Few called the series realistic, and others said they worried that it might be seen as such.

"The whole notion of the United States being occupied by the Soviet Union is absurd--there are many dismal possibilities, but that's not one of them," said Ulam. He said the Soviet government would never choose to launch such a major invasion because "they have enough trouble with their own people."

Pipes defended the film, saying it was not meant to predict the future. However, he said such an invasion was possible and compared it to that of Czechoslovakia.

Russian Research Center fellow Philip Clendenning saw as "preposterous," the notion that America, with its widespread "pick-up truck mentality" and "Moral Majority types," could possibly succumb to the bloodless victory depicted.

Criticizing the sympathetic depiction of KGB Colonel Andrei Denisov, and the frequently "civilized" nature of the occupation, Clendenning said, "There's no sense of [Russian] nationalism. There's no sense of the antagonism that has developed over the past 60 years."

Instead, Clendenning said the Americans who created "Amerika" made the enemy in their own image. He claimed that rather than presenting typically Soviet characters, the film "indicates to Americans that the Russians are just like us, only a little poorer and a little more paranoid."

Preceptor in Russian Liubov Mandel, a Soviet emigree, called the series' premise a "useful idea," adding that she believes many Americans forget the danger of Soviet invasion. She said she found the depiction of the Soviet occupation deceptively appealing. "Under totalitarianism, it is not only terrible--it is also deadly boring," she said.

The network has drawn especially heavy criticism for "Amerika's" depiction of dark-skinned United Nations troops as Soviet hatchet men. "God knows it was never our intention to say, `the U.N. is like that,'" said Butler.

Pipes, who generally praised the series, reserved his strongest criticism for the portrayal of the U.N., which he said was "in bad taste" and "not very smart." He said it was probably a device to blame the movie's dirty work on the forces of an organization changed beyond recognition--rather than the existing Soviet government. He said, "I think they chickened out at the last moment and decided not to be so nasty to the Russians."
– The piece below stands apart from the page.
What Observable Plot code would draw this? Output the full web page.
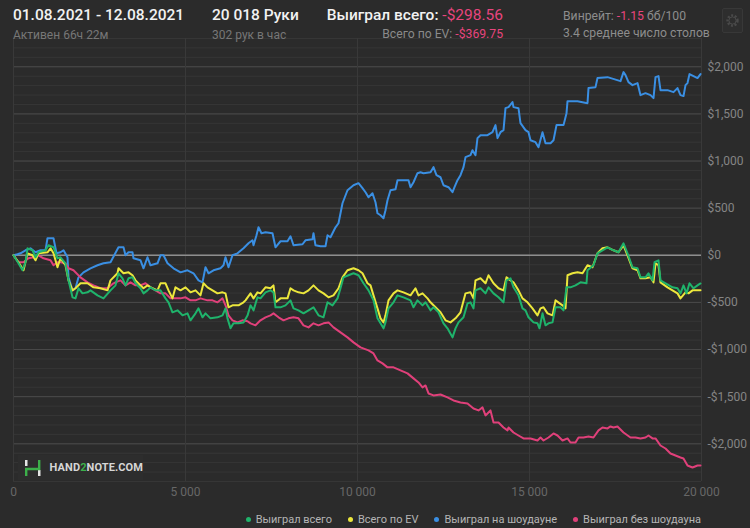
<!DOCTYPE html>
<html>
<head>
<meta charset="utf-8">
<script src="https://cdn.jsdelivr.net/npm/d3@7"></script>
<script src="https://cdn.jsdelivr.net/npm/@observablehq/plot@0.6"></script>
<style>
  html, body { margin: 0; padding: 0; background: #2b2b2b; }
  body { width: 750px; height: 528px; position: relative; overflow: hidden; font-family: Roboto, "Noto Sans", sans-serif; }
  .abs { position: absolute; white-space: nowrap; }
  .big { font-size: 15.5px; font-weight: 500; color: #f2f2f2; }
  .small { font-size: 12px; color: #777; }
  .mid { font-size: 12.2px; color: #8d8d8d; }
  .neg { color: #e8457e; }
  #chart { position: absolute; left: 0; top: 0; }
  #legend { position: absolute; right: 49px; top: 513px; display: flex; gap: 16px; font-size: 11px; color: #b5b5b5; }
  #legend span.item { display: flex; align-items: center; }
  #legend i { display: inline-block; width: 5px; height: 5px; border-radius: 50%; margin-right: 5px; }
  #wm { position: absolute; left: 18px; top: 455px; width: 125px; height: 25px; background: #2d2d2d; display: flex; align-items: center; }
  #wm .t { font-size: 11px; font-weight: 700; color: #d6d6d6; letter-spacing: 0.1px; margin-left: 8px; }
  #gear { position: absolute; left: 722px; top: 8px; width: 19px; height: 23px; border: 1px solid #383838; border-radius: 2px; background: #2e2e2e; }
</style>
</head>
<body>
<div id="chart"></div>

<div class="abs big" style="left:13px; top:6px;">01.08.2021 - 12.08.2021</div>
<div class="abs small" style="left:13px; top:28px;">Активен 66ч 22м</div>
<div class="abs big" style="left:212px; top:6px;">20 018 Руки</div>
<div class="abs small" style="left:212px; top:28px;">302 рук в час</div>
<div class="abs big" style="right:247px; top:6px;">Выиграл всего: <span class="neg" style="font-weight:400">-$298.56</span></div>
<div class="abs mid" style="right:247px; top:27px; color:#8a8a8a;">Всего по EV: <span class="neg">-$369.75</span></div>
<div class="abs mid" style="left:563px; top:9px;">Винрейт: <span class="neg">-1.15</span> бб/100</div>
<div class="abs mid" style="left:563px; top:26px;">3.4 среднее число столов</div>
<div id="gear"><svg width="19" height="23"><circle cx="9.5" cy="11.5" r="5" fill="none" stroke="#4a4a4a" stroke-width="2.4" stroke-dasharray="2 1.6"/><circle cx="9.5" cy="11.5" r="3.6" fill="none" stroke="#4a4a4a" stroke-width="1"/></svg></div>

<div id="wm">
  <svg width="22" height="20" style="margin-left:4px"><rect x="3" y="2" width="2.5" height="6" fill="#e6e6e6"/><rect x="16" y="12" width="2.5" height="6" fill="#e6e6e6"/><path d="M4.2 18 V11 H17.2 V2" fill="none" stroke="#3cb04a" stroke-width="2.4"/></svg>
  <span class="t">HAND<span style="color:#3cb04a">2</span>NOTE.COM</span>
</div>

<div id="legend">
  <span class="item"><i style="background:#1fb36b"></i>Выиграл всего</span>
  <span class="item"><i style="background:#ece73c"></i>Всего по EV</span>
  <span class="item"><i style="background:#3a8fe3"></i>Выиграл на шоудауне</span>
  <span class="item"><i style="background:#e0407a"></i>Выиграл без шоудауна</span>
</div>

<script>
// Series: [hands, $]
const showdownWon = [[0,0],[116,11],[203,21],[349,53],[494,74],[640,32],[785,53],[930,53],[988,181],[1163,181],[1250,21],[1366,32],[1454,53],[1570,-21],[1599,-234],[1715,-372],[1802,-350],[1890,-234],[2035,-181],[2238,-138],[2442,-106],[2616,-85],[2820,-74],[3052,85],[3198,85],[3256,0],[3343,32],[3459,32],[3488,-32],[3692,-53],[3779,-138],[3895,-21],[3983,-106],[4186,-85],[4273,0],[4361,0],[4477,-85],[4651,-138],[4855,-181],[5058,-159],[5233,-191],[5378,-266],[5494,-287],[5581,-127],[5669,-191],[5814,-159],[6017,-138],[6105,-106],[6163,-21],[6250,-127],[6366,0],[6512,21],[6686,74],[6831,127],[6948,159],[6977,106],[7064,212],[7122,297],[7209,234],[7326,244],[7529,234],[7616,85],[7762,149],[7965,149],[8052,202],[8140,106],[8401,117],[8488,159],[8692,170],[8721,234],[8779,106],[8924,96],[9070,96],[9128,212],[9215,191],[9361,297],[9448,340],[9564,552],[9709,690],[9884,743],[10029,765],[10145,712],[10233,669],[10320,616],[10436,658],[10523,563],[10581,446],[10669,425],[10756,393],[10814,478],[10872,584],[10959,690],[11105,701],[11163,797],[11483,797],[11541,722],[11628,775],[11744,871],[11831,881],[11919,871],[12122,881],[12209,935],[12296,850],[12413,828],[12500,743],[12645,722],[12762,669],[12820,722],[12907,797],[12994,850],[13082,935],[13140,1041],[13285,1062],[13343,1115],[13430,1062],[13488,1243],[13576,1274],[13779,1274],[13924,1306],[14011,1381],[14070,1243],[14157,1306],[14244,1328],[14302,1561],[14390,1572],[14506,1625],[14535,1572],[14680,1561],[14738,1402],[14884,1328],[14971,1306],[15029,1221],[15175,1200],[15262,1147],[15378,1306],[15465,1189],[15611,1189],[15698,1221],[15785,1381],[15989,1381],[16076,1508],[16105,1635],[16395,1635],[16686,1614],[16715,1774],[16919,1784],[16977,1880],[17268,1890],[17646,1848],[17733,1943],[17791,1912],[17878,1837],[17994,1805],[18140,1827],[18227,1699],[18372,1720],[18518,1699],[18605,1667],[18663,1890],[18750,1901],[18808,1752],[19012,1752],[19186,1731],[19302,1774],[19389,1699],[19477,1689],[19535,1805],[19593,1827],[19651,1922],[19768,1901],[19884,1880],[19971,1922]];

const totalWon = [[0,0],[145,-85],[262,-159],[349,-74],[407,74],[552,53],[640,-21],[727,32],[930,53],[1017,106],[1163,85],[1279,-32],[1366,-21],[1512,-85],[1599,-266],[1715,-446],[1802,-457],[1890,-350],[2006,-404],[2151,-393],[2238,-372],[2442,-425],[2616,-457],[2820,-372],[2965,-319],[3052,-191],[3169,-244],[3256,-319],[3343,-244],[3459,-234],[3547,-297],[3692,-350],[3779,-404],[3895,-372],[3983,-340],[4128,-372],[4273,-372],[4419,-457],[4506,-499],[4622,-605],[4767,-584],[4913,-637],[5058,-616],[5145,-690],[5291,-616],[5378,-563],[5494,-658],[5581,-616],[5727,-669],[5930,-658],[6076,-637],[6163,-563],[6221,-669],[6308,-775],[6395,-722],[6541,-722],[6686,-712],[6802,-640],[6890,-531],[6977,-584],[7093,-446],[7180,-457],[7326,-393],[7471,-372],[7558,-393],[7616,-552],[7762,-552],[7907,-531],[8052,-478],[8140,-563],[8285,-584],[8430,-616],[8576,-584],[8721,-552],[8866,-637],[9012,-658],[9128,-499],[9273,-531],[9419,-457],[9506,-350],[9593,-234],[9738,-212],[9884,-191],[10029,-212],[10175,-297],[10320,-372],[10465,-478],[10581,-669],[10669,-722],[10756,-775],[10814,-712],[10901,-563],[11047,-499],[11163,-425],[11337,-446],[11541,-478],[11628,-552],[11744,-478],[11890,-531],[11977,-499],[12122,-584],[12209,-552],[12355,-605],[12500,-722],[12616,-775],[12762,-871],[12849,-775],[12936,-712],[13082,-658],[13198,-510],[13285,-499],[13372,-563],[13430,-372],[13576,-350],[13721,-404],[13808,-340],[13954,-404],[14099,-446],[14244,-499],[14332,-266],[14448,-244],[14535,-340],[14680,-425],[14797,-563],[14884,-584],[14971,-658],[15116,-712],[15233,-722],[15291,-775],[15378,-616],[15465,-743],[15553,-722],[15669,-712],[15756,-552],[15901,-552],[15989,-584],[16076,-340],[16192,-340],[16337,-319],[16483,-287],[16657,-297],[16686,-159],[16860,-106],[16977,21],[17122,53],[17268,85],[17442,53],[17587,32],[17733,127],[17849,21],[17994,-127],[18140,-138],[18227,-234],[18372,-234],[18459,-191],[18576,-266],[18634,-74],[18750,-53],[18808,-266],[18954,-297],[19157,-340],[19302,-350],[19389,-404],[19477,-319],[19564,-404],[19651,-297],[19768,-350],[19884,-319],[19971,-299]];

const evWon = [[0,0],[145,-74],[291,-159],[407,21],[552,0],[640,-53],[727,21],[988,32],[1076,74],[1163,21],[1279,-127],[1366,-32],[1512,-106],[1599,-266],[1715,-372],[1802,-350],[1948,-297],[2151,-297],[2326,-340],[2529,-350],[2733,-372],[2820,-266],[3023,-191],[3052,-138],[3198,-191],[3343,-181],[3459,-212],[3547,-266],[3692,-319],[3779,-350],[3895,-319],[4041,-350],[4186,-372],[4273,-297],[4419,-297],[4506,-372],[4622,-457],[4709,-340],[4855,-372],[5000,-340],[5145,-393],[5291,-372],[5436,-425],[5523,-297],[5640,-340],[5785,-372],[5930,-404],[6076,-393],[6163,-404],[6250,-552],[6366,-531],[6541,-531],[6686,-499],[6744,-478],[6890,-404],[6977,-457],[7093,-393],[7180,-404],[7326,-340],[7471,-350],[7558,-319],[7616,-499],[7762,-457],[7965,-457],[8052,-350],[8140,-372],[8285,-393],[8430,-404],[8576,-372],[8721,-319],[8866,-372],[9012,-404],[9157,-446],[9302,-425],[9448,-350],[9564,-234],[9709,-159],[9884,-138],[10029,-159],[10145,-191],[10291,-297],[10378,-319],[10465,-425],[10581,-563],[10669,-669],[10756,-712],[10814,-637],[10901,-478],[11047,-404],[11163,-372],[11337,-393],[11541,-425],[11686,-350],[11773,-425],[11890,-404],[12035,-457],[12122,-499],[12268,-552],[12413,-605],[12558,-690],[12704,-712],[12849,-669],[12994,-605],[13140,-404],[13285,-393],[13372,-457],[13430,-266],[13576,-244],[13721,-297],[13808,-212],[13954,-297],[14099,-350],[14244,-372],[14332,-234],[14448,-266],[14535,-287],[14680,-372],[14797,-457],[14942,-499],[15087,-563],[15233,-637],[15320,-563],[15407,-552],[15524,-616],[15669,-637],[15756,-478],[15960,-531],[16047,-563],[16105,-212],[16250,-191],[16395,-181],[16541,-191],[16686,-106],[16831,-127],[16977,21],[17122,74],[17268,85],[17442,53],[17587,32],[17733,106],[17849,0],[17994,-138],[18140,-159],[18227,-244],[18372,-244],[18518,-234],[18605,-287],[18663,-85],[18750,-106],[18808,-287],[19012,-340],[19157,-372],[19302,-404],[19389,-457],[19535,-393],[19622,-404],[19739,-372],[19884,-372],[19971,-370]];

const nonShowdownWon = [[0,0],[145,-74],[291,-74],[436,-32],[581,-21],[727,0],[872,-32],[1076,-53],[1163,-106],[1279,-74],[1366,-74],[1512,-85],[1599,-138],[1744,-159],[1948,-234],[2151,-287],[2326,-319],[2529,-350],[2733,-350],[2907,-297],[2965,-287],[3110,-266],[3256,-319],[3401,-287],[3547,-319],[3692,-319],[3837,-297],[3983,-340],[4128,-372],[4273,-404],[4419,-404],[4564,-457],[4709,-457],[4855,-457],[5000,-446],[5145,-478],[5291,-478],[5436,-457],[5640,-478],[5785,-478],[5930,-499],[6076,-457],[6163,-531],[6250,-637],[6366,-690],[6512,-712],[6657,-690],[6802,-700],[6890,-722],[7035,-743],[7180,-690],[7326,-658],[7471,-637],[7558,-616],[7704,-658],[7849,-690],[7994,-669],[8140,-658],[8285,-669],[8430,-743],[8576,-765],[8721,-722],[8866,-743],[9012,-722],[9157,-712],[9302,-765],[9506,-818],[9709,-871],[9884,-924],[10087,-977],[10320,-1009],[10465,-1041],[10581,-1115],[10727,-1147],[10872,-1189],[11047,-1189],[11250,-1221],[11454,-1253],[11628,-1306],[11773,-1349],[11890,-1402],[11977,-1381],[12064,-1466],[12209,-1487],[12413,-1477],[12616,-1508],[12791,-1540],[12994,-1561],[13198,-1572],[13372,-1625],[13518,-1646],[13634,-1614],[13721,-1699],[13866,-1646],[13954,-1774],[14099,-1774],[14244,-1827],[14361,-1858],[14390,-1827],[14535,-1880],[14680,-1912],[14826,-1943],[15029,-1943],[15233,-1965],[15320,-1933],[15407,-1965],[15553,-1933],[15698,-1890],[15814,-1912],[15960,-1965],[16105,-1943],[16192,-1986],[16337,-1986],[16425,-1933],[16570,-1933],[16715,-1922],[16860,-1933],[17006,-1858],[17122,-1827],[17268,-1837],[17355,-1816],[17442,-1827],[17558,-1816],[17733,-1880],[17936,-1933],[18081,-1933],[18227,-1943],[18372,-1933],[18459,-1912],[18576,-1943],[18663,-1943],[18808,-2018],[18954,-2050],[19099,-2103],[19244,-2124],[19389,-2145],[19477,-2156],[19593,-2230],[19739,-2251],[19884,-2230],[19971,-2230]];

const xTicks = [0, 5000, 10000, 15000, 20000];
const yMajor = [-2000, -1500, -1000, -500, 0, 500, 1000, 1500, 2000];
const yMinor = d3.range(-2400, 2301, 100);

const fmtHands = d => d3.format(",")(d).replace(/,/g, " ");
const fmtMoney = d => (d < 0 ? "-" : "") + "$" + d3.format(",")(Math.abs(d));

const chart = Plot.plot({
  width: 750,
  height: 528,
  marginTop: 38,
  marginBottom: 47,
  marginLeft: 13,
  marginRight: 49,
  style: { background: "transparent", fontFamily: "Roboto, sans-serif", fontSize: "12px" },
  x: { domain: [0, 20000] },
  y: { domain: [-2400, 2300] },
  marks: [
    Plot.ruleY(yMinor, { stroke: "#363636", strokeWidth: 1 }),
    Plot.ruleY(yMajor, { stroke: "#4a4a4a", strokeWidth: 1 }),
    Plot.ruleX(xTicks, { stroke: "#393939", strokeWidth: 1 }),
    Plot.ruleY([0], { stroke: "#8e8e8e", strokeWidth: 1.5 }),
    Plot.line(showdownWon, { stroke: "#3a8fe3", strokeWidth: 2 }),
    Plot.line(nonShowdownWon, { stroke: "#e0407a", strokeWidth: 2 }),
    Plot.line(evWon, { stroke: "#ece73c", strokeWidth: 2 }),
    Plot.line(totalWon, { stroke: "#1fb36b", strokeWidth: 2 }),
    Plot.axisY({ anchor: "right", ticks: yMajor, tickSize: 0, tickPadding: 6, tickFormat: fmtMoney, fill: "#858585", label: null }),
    Plot.axisX({ ticks: xTicks, tickSize: 0, tickPadding: 6, tickFormat: fmtHands, fill: "#676767", label: null })
  ]
});
document.getElementById("chart").appendChild(chart);
</script>
</body>
</html>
According to Butler, the series may be going to Moscow. He said the network is negotiating with the Soviet government over rights to air the film. He also said ABC has already sold "The Day After" and "Roots" to the Soviets.

Goldman said Vremya, the Moscow evening news report, had aired pictures of picketers outside the ABC building, but had not shown excerpts from the series. He said the Soviets would certainly not show the entire film. Pipes agreed, and said selections for public viewing would probably be those most easily interpreted as propaganda.

Goldman agreed, "[The Russians probably] wouldn't show the whole 14 hours; the surprising thing is that ABC is showing it."